Additionally, oil export proceeds above the cutoff (essentially, $57 a barrel for Urals Blend) are expected to be folded into the National Wealth Fund (NWF) – essentially the Russian version of sovereign wealth fund. Such funds are expected to segregate oil export profits for designated investment use.

In Russia’s case, NWF revenues are expected to address the ongoing problems in meeting national pension payments.

Essentially, Moscow has taken addressing the pension (and some other social welfare program needs) out of the regular budget to be met from a fund financed by higher oil prices.

The anecdotal evidence I receive from Russian colleagues and contacts indicates on-time pension payments continue to be a problem, and upon occasion, resulting in public displays embarrassing to the government.

But the problem runs deeper.

Expenditures off the Books

Russia still runs a number of programs off the books that have nothing to do with social welfare. These are also financed out of oil and natural gas exports, but via proceeds largely kept out of the country.

If these opaque expenditures from trading revenue kept abroad had also been from a NWF-like or other sovereign wealth fund clone, it would at least follow what is done in most other countries where proceeds from raw mineral sales are used as investment.

These nations are well aware that injecting hard currency (most oil and gas sold worldwide is denominated in dollars) directly back into their domestic economy is inflationary, thereby increasing the cost of producing oil/gas and lowering the profit margins for the next sale.

Pensions remain among the most inflation-generating of government expenditures. That’s because the stipends are not saved (which would withdraw the currency from the economy) but are immediately spent on staples (food, housing, clothing) in market exchange.

This strategy is immediately inflationary.

Add to this the further problem that the NWF is itself a domestic institution, making anything it does likely to heat up prices.

It is for this reason that the continued existence of such “off-budget” expenditures and those funded through NWF are providing undercurrent support for domestic inflation and another round of testing the foreign exchange value of the ruble.

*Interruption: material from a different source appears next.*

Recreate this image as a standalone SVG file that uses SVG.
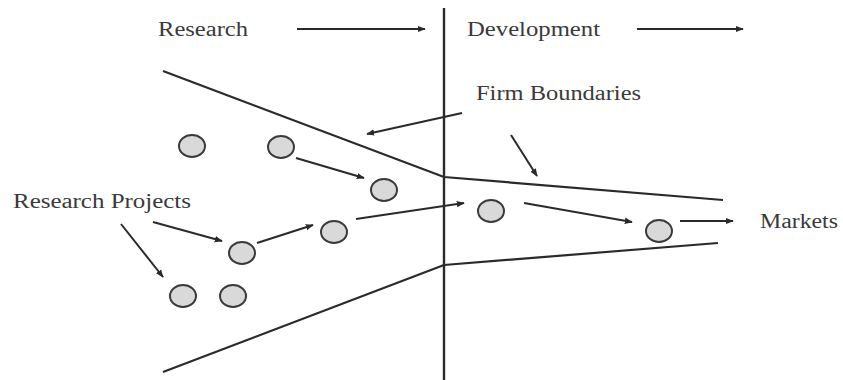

With Every Conflict Comes Rising Stars in the Defense Industry…

The U.S. isn’t only dealing with Russia on a financial oil and energy front.

We’re also dealing with China on a geopolitical front.

Confrontations in the South China Sea between the U.S. and China have been escalating, with U.S. bombers flying overhead and Chinese warships sailing silently.

China has been getting more aggressive, and sending its most sophisticated warships to this highly disputed region, and the U.S Navy is getting even more uneasy about it.

Which means that defensive action must be taken.

Now, that doesn’t mean the U.S. is accepting defeat. Not even close.

But defensive technology is always a good strategy when it comes to conflicts like this.

And this contractor has the Pentagon locked in on its technology – technology that could beat the Chinese at their own game.

These also temper how one reads Russian numbers.

For 2018, official figures indicate that budgetary expenditures came in at 16% of GDP, the lowest figure since 2006. Yet more of those expenditures remain outside the budget, and not all of them are actually paid. The situation is better than in the recent past, but hardly what the Russian officials are pedaling.

Added to all of this are statements from several of my sources over the last week that Russia may begin pulling back from the production cut agreement made with Saudi Arabia and OPEC. That caused a brief pull back in crude prices. However, the oil price is again moving back up.

Russian officials understand that they have some flexibility.

It’s really quite straightforward.

Playing Around with Sanctions

As I have noted previously in Oil & Energy Investor, declining oil production in Venezuela, Libya, Nigeria, and even Mexico, has provided opportunity for others to increase volume without adversely impacting price.

Then there is the looming renewal of U.S. sanctions against Iranian oil sales, set to kick in the first week of May.

Those should have taken hold early last November, but at the eleventh-hour Washington provided a 180-day exemption to the eight largest importers of Iranian crude. They may cut further into global supply, assuming the White House actually moves forward with them this time.

Meanwhile, other U.S. sanctions have begun to take an additional bite out of Venezuelan oil exports, further exacerbating the situation there.

And it is here that Trump Administration policy has provided an unanticipated gift to Putin.

The Unintentional Consequences of U.S. Sanctions

Despite many believing the White House will not deliver again on the full punishment against Teheran and will temper the sanctions against Caracas in advance of a desired regime change there, Europe is taking no chances.

This is the U.S. gift to Russia.

Europe has been pulling back from buying Iranian and Venezuelan oil, opting to replace it with imports from Russia. This window may not be open very long, but while it is there, Moscow intends to sell more oil to Europe.

In my judgment, this is the real reason for a likely increase in Russian oil exports.

A greater part of the European market has opened, thanks to oil players there not wanting to chance becoming subject to U.S. secondary sanctions for importing Iranian or Venezuelan production.

This short-term opportunity will improve Russian revenue, and it is already having an effect.

While oil traders never provide transparent Urals Blend prices, several have been telling me for the last two weeks that they expect the Urals discount to Brent will shrink by at least 30%.

Russia has the prospect of selling more oil to Europe at a better price. The Europeans, meanwhile, have limited immediate realistic alternatives. There is excess U.S. shale oil available, but unfortunately, it is too expensive to move large additional amounts to the continent.

Certainly, such a very nice largess to the Kremlin is an unanticipated result from U.S. policy decisions targeted elsewhere.